Additionally, while the number of teachers produced by teacher preparation programs has grown steadily since 1985, only about half of these teachers are hired. Specifically, Figure 2 shows that between 175,000 and 300,000 teachers were produced during survey years, but only 60,000 to 140,000 of these newly-minted potential teachers were hired into teaching positions (note that others may have been hired into non-teaching positions).
The previous section illustrates that the number of potential first-time teachers has far outpaced the demand for newly-minted teachers for decades. This is important because, while enrollment in teacher education programs has dropped even more in recent years (Sutcher et al., 2016), the bench of individuals with the necessary teaching credentials to enter (or re-enter) the teacher workforce is far deeper than what would be suggested by looking at snapshots of production and hiring in recent years.
However, there is consistent evidence of persistent staffing issues in specific subjects like STEM and special education (e.g., Boe and Cook, 2006; Goldhaber et al., 2015) and in specific settings like urban, rural, or disadvantaged schools (e.g., Ingersoll, 2003). Specifically, Figure 3 illustrates that the demand for STEM and SPED teachers has been far greater than the demand for Elementary, English, and Social Studies for several decades.
Likewise, Figure 4 illustrates that urban and rural schools have historically experienced greater difficulties recruiting teachers than suburban schools.
Finally, Figure 5 illustrates that schools that serve many underrepresented minority students (URM, defined as American Indian, Black, or Hispanic) have considerably greater difficulties recruiting teachers than schools that serve fewer URM students.
So, what can schools and districts do to address the difficulties in hiring in these specific areas or schools? Unlike other industries that often offer higher pay to compensate for less desirable working conditions or to attract more desired applicants in high-need areas (like STEM fields), public school systems are generally limited by collective bargaining agreements or state law in their ability to offer differential compensation (see Goldhaber et al., 2015).
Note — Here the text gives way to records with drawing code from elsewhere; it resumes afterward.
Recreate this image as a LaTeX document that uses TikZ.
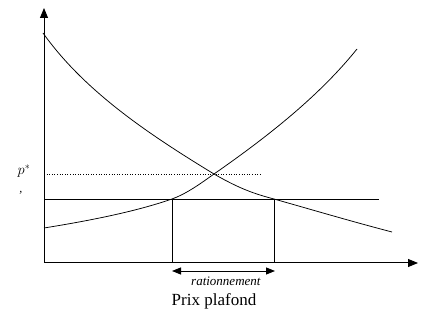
\documentclass[tikz,border=0pt]{standalone}
\usepackage{fontspec}
\setmainfont{Liberation Serif}
\usetikzlibrary{arrows.meta}
\begin{document}
\begin{tikzpicture}[x=1pt,y=-1pt,
  axis/.style={line width=1pt,-{Triangle[length=10pt,width=8pt]}},
  curve/.style={line width=0.75pt},
  lbl/.style={inner sep=0pt}]
\useasboundingbox (0,0) rectangle (423,320);
\coordinate (O) at (44,263);
\coordinate (ytip) at (44,8);
\coordinate (xtip) at (418,263);
\draw[axis] (O) -- (ytip);
\draw[axis] (O) -- (xtip);
% demand
\draw[curve] (43,33) .. controls (85,92) and (150,135) .. (214,174)
  .. controls (240,189) and (255,194) .. (274,199)
  .. controls (320,212) and (350,221) .. (392,232);
% supply
\draw[curve] (44,228) .. controls (100,219) and (140,210) .. (172,199)
  .. controls (186,194) and (200,184) .. (214,174)
  .. controls (270,135) and (320,95) .. (357,49);
% equilibrium dotted
\coordinate (pstar) at (44,174);
\coordinate (dotend) at (262,174);
\draw[dotted,line width=0.6pt] (pstar) -- (dotend);
% ceiling line
\coordinate (c0) at (44,199);
\coordinate (c1) at (379,199);
\draw[line width=0.9pt] (c0) -- (c1);
\coordinate (a) at (172,199);
\coordinate (b) at (274,199);
\coordinate (a0) at (172,263);
\coordinate (b0) at (274,263);
\draw[line width=0.8pt] (a) -- (a0);
\draw[line width=0.8pt] (b) -- (b0);
\coordinate (r0) at (172,271);
\coordinate (r1) at (275,271);
\draw[line width=0.9pt,{Triangle[length=9pt,width=7pt]}-{Triangle[length=9pt,width=7pt]}] (r0) -- (r1);
\node[lbl] (rat) at (226,281) {\fontsize{13}{15}\selectfont\textit{rationnement}};
\node[lbl] (pp) at (214,301) {\fontsize{17}{19}\selectfont Prix plafond};
\node[lbl] (plab) at (24,171) {\fontsize{14}{16}\selectfont$p^{*}$};
\node[lbl] (tick) at (21,193) {\fontsize{12}{14}\selectfont\textit{,}};
\end{tikzpicture}
\end{document}
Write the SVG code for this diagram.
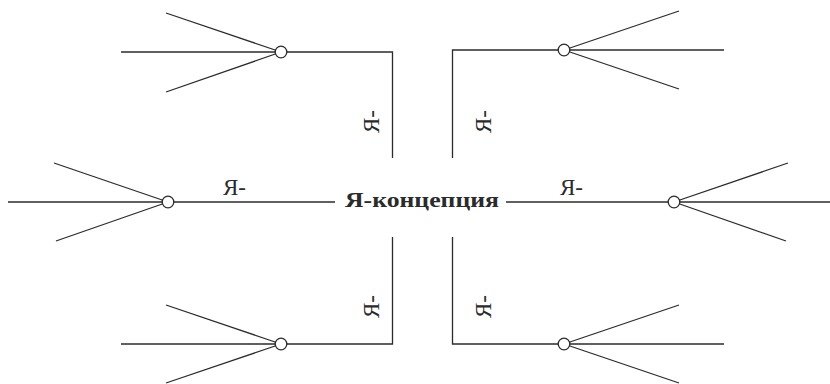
<svg xmlns="http://www.w3.org/2000/svg" width="830" height="384" viewBox="0 0 830 384">
<style>
.ln{stroke:#2b2b2b;stroke-width:1.3;fill:none}
.nd{stroke:#2b2b2b;stroke-width:1.3;fill:#fff}
.lb{font-family:"Liberation Serif","Times New Roman","DejaVu Serif",serif;font-size:23px;fill:#2b2b2b}
.ct{font-family:"Liberation Serif","Times New Roman","DejaVu Serif",serif;font-size:22px;font-weight:bold;fill:#2b2b2b}
</style>
<rect width="830" height="384" fill="#fff"/>
<g id="connectors">
<polyline class="ln" points="281,52 392.5,52 392.5,158"/>
<polyline class="ln" points="564,50 452.5,50 452.5,158"/>
<polyline class="ln" points="281,344 392.5,344 392.5,237"/>
<polyline class="ln" points="564,344 452.5,344 452.5,237"/>
<line class="ln" x1="168" y1="202" x2="335" y2="202"/>
<line class="ln" x1="506" y1="202" x2="674" y2="202"/>
</g>
<g id="fan-top-left">
<line class="ln" x1="121" y1="52" x2="281" y2="52"/>
<line class="ln" x1="166" y1="13" x2="281" y2="52"/>
<line class="ln" x1="166" y1="92" x2="281" y2="52"/>
<circle class="nd" cx="281" cy="52" r="5.8"/>
</g>
<g id="fan-top-right">
<line class="ln" x1="564" y1="50" x2="724" y2="50"/>
<line class="ln" x1="679" y1="11" x2="564" y2="50"/>
<line class="ln" x1="679" y1="89" x2="564" y2="50"/>
<circle class="nd" cx="564" cy="50" r="5.8"/>
</g>
<g id="fan-mid-left">
<line class="ln" x1="8" y1="202" x2="168" y2="202"/>
<line class="ln" x1="54" y1="163" x2="168" y2="202"/>
<line class="ln" x1="56" y1="241" x2="168" y2="202"/>
<circle class="nd" cx="168" cy="202" r="5.8"/>
</g>
<g id="fan-mid-right">
<line class="ln" x1="674" y1="202" x2="830" y2="202"/>
<line class="ln" x1="788" y1="163" x2="674" y2="202"/>
<line class="ln" x1="786" y1="241" x2="674" y2="202"/>
<circle class="nd" cx="674" cy="202" r="5.8"/>
</g>
<g id="fan-bottom-left">
<line class="ln" x1="121" y1="344" x2="281" y2="344"/>
<line class="ln" x1="166" y1="305" x2="281" y2="344"/>
<line class="ln" x1="166" y1="383" x2="281" y2="344"/>
<circle class="nd" cx="281" cy="344" r="5.8"/>
</g>
<g id="fan-bottom-right">
<line class="ln" x1="564" y1="344" x2="724" y2="344"/>
<line class="ln" x1="679" y1="305" x2="564" y2="344"/>
<line class="ln" x1="679" y1="383" x2="564" y2="344"/>
<circle class="nd" cx="564" cy="344" r="5.8"/>
</g>
<g id="center">
<text class="ct" x="345" y="207" textLength="154" lengthAdjust="spacingAndGlyphs">Я-концепция</text>
</g>
<g id="labels">
<text class="lb" x="223" y="195">Я-</text>
<text class="lb" x="560" y="195">Я-</text>
<text class="lb" transform="translate(379,133) rotate(-90)">Я-</text>
<text class="lb" transform="translate(491,133) rotate(-90)">Я-</text>
<text class="lb" transform="translate(379,318) rotate(-90)">Я-</text>
<text class="lb" transform="translate(491,318) rotate(-90)">Я-</text>
</g>
</svg>
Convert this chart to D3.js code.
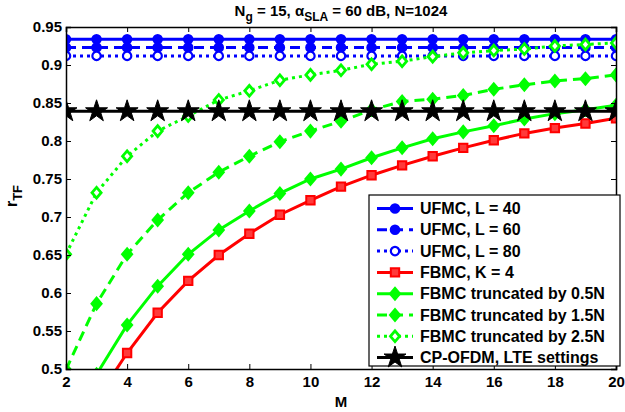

That said, there is encouraging evidence about targeted policies intended to address specific teacher shortage areas. For example, Clotfelter et al. (2008) found that a targeted bonus to certified math, science and special education teachers working in disadvantaged North Carolina schools reduced the attrition of targeted teachers by 17 percent, while Feng and Sass (2015) found that loan forgiveness programs for teachers with high-needs endorsements reduced the attrition of teachers in shortage areas in Florida.
Unfortunately, many policies being discussed and adopted across the country—such as universal loan forgiveness programs or across-the-board changes to teacher credential requirements—are motivated by the misconception that we need to increase the overall supply of teachers. We believe that these policies are akin to trying to hit a pin with a sledgehammer. That said, a more nuanced national discussion about teacher shortages that acknowledges the specific nature of teacher shortage areas could lead to more innovative policy responses that address chronic shortages in high-need subjects and schools.
 The aggregated number of degrees issued in education fields in Figures 1 and 2 may not represent the true number of newly credentialed teachers because alternatively-certified teachers are not included, individuals who graduate but do not complete the requirements to receive a teaching credential are included, and teachers who receive a Bachelor’s and higher degree in education may be double-counted. Data on initial teaching credentials in recent years (2010-2013) from Title II suggest that the numbers in Figures 1 and 2 are about 15% higher than the true number of newly credentialed teachers. Calculated from IPEDS Completion Data, National Center for Education Statistics (NCES).
 Production data calculated from IPEDS Completion Data, and hiring data calculated from Schools and Staffing Survey (SASS).
 Figures 3-5 calculated from SASS data.
 “High URM” schools defined as schools in the top quartile of the distribution of percent URM students, while “Low URM” schools are in the bottom quartile of the distribution of the percent URM students.